GIVEN INSTRUCTION: Leave out the pictures and set down exactly the lines from the start of the listing through the one with "from bokeh.resources import INLINE", both included.

◇ ◇ ◇ ◇

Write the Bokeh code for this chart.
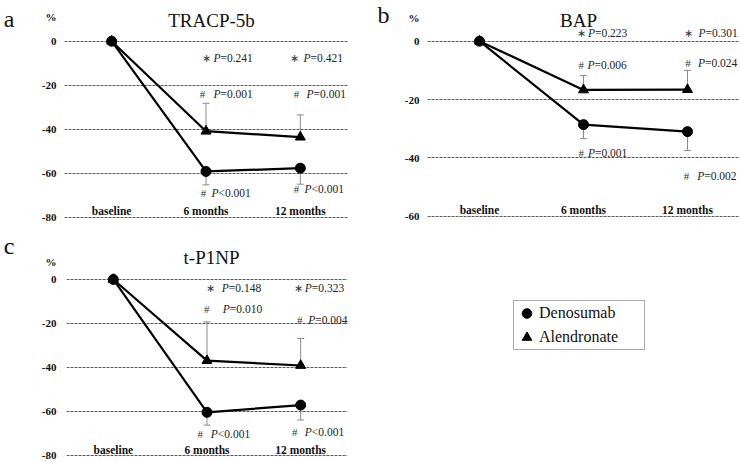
from bokeh.plotting import figure
from bokeh.models import (FactorRange, Range1d, FixedTicker, Label, Legend,
                          LegendItem, LinearAxis)
from bokeh.layouts import column, row
from bokeh.core.properties import value
from bokeh.embed import file_html
from bokeh.resources import INLINE

# ---------------- data ----------------
categories = ["baseline", "6 months", "12 months"]
followup = ["6 months", "12 months"]

# TRACP-5b (% change)
tracp_deno = [0, -59.2, -57.7]
tracp_alen = [0, -40.9, -43.6]
tracp_deno_err = [-65.3, -65.0]
tracp_alen_err = [-28.2, -33.5]
tracp_p_between = ["=0.241", "=0.421"]
tracp_p_alen = ["=0.001", "=0.001"]
tracp_p_deno = ["<0.001", "<0.001"]

# BAP (% change)
bap_deno = [0, -28.6, -31.0]
bap_alen = [0, -16.7, -16.6]
bap_deno_err = [-33.4, -37.5]
bap_alen_err = [-11.8, -10.0]
bap_p_between = ["=0.223", "=0.301"]
bap_p_alen = ["=0.006", "=0.024"]
bap_p_deno = ["=0.001", "=0.002"]

# t-P1NP (% change)
p1np_deno = [0, -60.4, -57.1]
p1np_alen = [0, -36.9, -39.1]
p1np_deno_err = [-66.2, -63.9]
p1np_alen_err = [-19.3, -26.8]
p1np_p_between = ["=0.148", "=0.323"]
p1np_p_alen = ["=0.010", "=0.004"]
p1np_p_deno = ["<0.001", "<0.001"]

ticks_a = [0, -20, -40, -60, -80]
ticks_b = [0, -20, -40, -60]
ticks_c = [0, -20, -40, -60, -80]

SERIF = "Liberation Serif"
GRAY = "#8a8a8a"
INK = "#111111"


def make_panel(w, h, ylo, yhi, bl, br, ticks, standoff, pct_tick,
               letter, letter_tick, letter_standoff,
               deno, alen, deno_err, alen_err,
               title, title_y, title_dx, cat_y):
    p = figure(width=w, height=h, x_range=FactorRange(*categories),
               y_range=Range1d(ylo, yhi), x_axis_location=None,
               toolbar_location=None, output_backend="svg",
               min_border_left=bl, min_border_right=br,
               min_border_top=0, min_border_bottom=0,
               outline_line_color=None, background_fill_color="white",
               border_fill_color="white")
    p.xgrid.visible = False
    p.ygrid.ticker = FixedTicker(ticks=ticks)
    p.ygrid.grid_line_color = "#5a5a5a"
    p.ygrid.grid_line_dash = "3 1"
    p.ygrid.grid_line_width = 1

    ax = p.yaxis[0]
    ax.ticker = FixedTicker(ticks=[pct_tick] + ticks)
    overrides = {t: str(t) for t in ticks}
    overrides[pct_tick] = "%"
    ax.major_label_overrides = overrides
    ax.axis_line_color = None
    ax.major_tick_line_color = None
    ax.minor_tick_line_color = None
    ax.major_tick_out = 0
    ax.major_tick_in = 0
    ax.major_label_standoff = standoff
    ax.major_label_text_font = SERIF
    ax.major_label_text_font_style = "bold"
    ax.major_label_text_font_size = "11px"
    ax.major_label_text_color = INK

    # panel letter as an outer axis label
    lax = LinearAxis(ticker=FixedTicker(ticks=[letter_tick]),
                     major_label_overrides={letter_tick: letter},
                     axis_line_color=None, major_tick_line_color=None,
                     minor_tick_line_color=None, major_tick_out=0,
                     major_tick_in=0, major_label_standoff=letter_standoff,
                     major_label_text_font=SERIF,
                     major_label_text_font_size="24px",
                     major_label_text_color=INK)
    p.add_layout(lax, "left")

    # error bars
    p.segment(x0=followup, y0=alen[1:], x1=followup, y1=alen_err,
              line_color=GRAY, line_width=1)
    p.segment(x0=followup, y0=deno[1:], x1=followup, y1=deno_err,
              line_color=GRAY, line_width=1)
    p.scatter(x=followup, y=alen_err, marker="dash", size=7,
              line_color=GRAY, line_width=1)
    p.scatter(x=followup, y=deno_err, marker="dash", size=7,
              line_color=GRAY, line_width=1)

    # series
    p.line(x=categories, y=alen, line_color="black", line_width=2.2)
    p.line(x=categories, y=deno, line_color="black", line_width=2.2)
    p.scatter(x=categories, y=alen, marker="triangle", size=10,
              fill_color="black", line_color="black")
    p.scatter(x=categories, y=deno, marker="circle", size=10,
              fill_color="black", line_color="black")

    # category labels
    p.text(x=categories, y=[cat_y] * 3, text=categories,
           text_font=value(SERIF), text_font_style="bold",
           text_font_size="11.5px", text_align="center",
           text_baseline="middle", text_color=INK)

    p.add_layout(Label(x=1.5, y=title_y, x_offset=title_dx, text=title,
                       text_font=SERIF, text_font_size="19px",
                       text_align="center", text_baseline="alphabetic",
                       text_color=INK))
    return p


def annotate(p, sym, texts, ys, sym_dx, p_dx):
    p.text(x=followup, y=ys, text=[sym] * len(followup), x_offset=sym_dx,
           text_font=value(SERIF), text_font_size="11px",
           text_align="center", text_baseline="middle", text_color="#333333")
    p.text(x=followup, y=ys, text=["P"] * len(followup), x_offset=p_dx,
           text_font=value(SERIF), text_font_size="11.5px",
           text_font_style="italic", text_align="left",
           text_baseline="middle", text_color="#222222")
    p.text(x=followup, y=ys, text=texts, x_offset=[d + 7 for d in p_dx],
           text_font=value(SERIF), text_font_size="11.5px",
           text_align="left", text_baseline="middle", text_color="#222222")


STAR = "\u2217"

# panel a  (0 at y=40.7px, 2.2 px per %)
pa = make_panel(370, 222, -82.4, 18.5, 58, 23, ticks_a, 8, 11,
                "a", 15, 24,
                tracp_deno, tracp_alen, tracp_deno_err, tracp_alen_err,
                "TRACP-5b", 9.4, 5.5, -77)
annotate(pa, STAR, tracp_p_between, [-7.5, -7.5], [0.5, -5.8], [7.5, 3.2])
annotate(pa, "#", tracp_p_alen, [-24.2, -24.2], [-3.5, -3.8], [7.5, 6.2])
annotate(pa, "#", tracp_p_deno, [-68.9, -67.4], [-2.5, -3.8], [5.5, 4.2])

# panel b  (0 at y=40.7px, 2.917 px per %)
pb = make_panel(370, 222, -62.15, 13.95, 57, 1, ticks_b, 8, 8,
                "b", 10, 12,
                bap_deno, bap_alen, bap_deno_err, bap_alen_err,
                "BAP", 7.1, -5, -57.7)
annotate(pb, STAR, bap_p_between, [2.9, 2.9], [-2.3, 0.5], [4.5, 11])
annotate(pb, "#", bap_p_alen, [-8.3, -7.5], [-2.3, 0.5], [4.0, 10.5])
annotate(pb, "#", bap_p_deno, [-38.3, -46.3], [-2.3, -1], [4.5, 9.7])

# panel c  (0 at y=279px, 2.2 px per %)
pc = make_panel(370, 240, -83.2, 25.9, 60, 23, ticks_c, 10, 8,
                "c", 15, 24,
                p1np_deno, p1np_alen, p1np_deno_err, p1np_alen_err,
                "t-P1NP", 10.0, 4.5, -77.4)
annotate(pc, STAR, p1np_p_between, [-3.8, -3.8], [3.8, -2.5], [14.8, 4.1])
annotate(pc, "#", p1np_p_alen, [-13.3, -18.3], [-0.2, -0.9], [15.8, 7.5])
annotate(pc, "#", p1np_p_deno, [-70.1, -69.4], [-6.8, -5.9], [3.8, 4.1])

# legend panel
pl = figure(width=370, height=240, x_range=FactorRange(*categories),
            y_range=Range1d(200, 300),
            x_axis_location=None, y_axis_location=None, toolbar_location=None,
            output_backend="svg", min_border=0, outline_line_color=None,
            background_fill_color="white", border_fill_color="white")
pl.xgrid.visible = False
pl.ygrid.visible = False
r_deno = pl.scatter(x=categories, y=p1np_deno, marker="circle", size=10,
                    fill_color="black", line_color="black", visible=False)
r_alen = pl.scatter(x=categories, y=p1np_alen, marker="triangle", size=10,
                    fill_color="black", line_color="black", visible=False)
legend = Legend(items=[LegendItem(label="Denosumab", renderers=[r_deno]),
                       LegendItem(label="Alendronate", renderers=[r_alen])],
                location=(143, 112), orientation="vertical",
                border_line_color="#555555", border_line_width=1,
                background_fill_color="white", background_fill_alpha=1,
                label_text_font=SERIF, label_text_font_size="16px",
                label_text_color=INK,
                padding=0, spacing=0, margin=0,
                glyph_width=25, glyph_height=24, label_height=24,
                label_standoff=0, label_width=105)
pl.add_layout(legend, "center")

layout = column(row(pa, pb), row(pc, pl))

open("out.html", "w").write(file_html(layout, INLINE))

◇ ◇ ◇ ◇

ANSWER IN FULL:
Write the Bokeh code for this chart.
from bokeh.plotting import figure
from bokeh.models import (FactorRange, Range1d, FixedTicker, Label, Legend,
                          LegendItem, LinearAxis)
from bokeh.layouts import column, row
from bokeh.core.properties import value
from bokeh.embed import file_html
from bokeh.resources import INLINE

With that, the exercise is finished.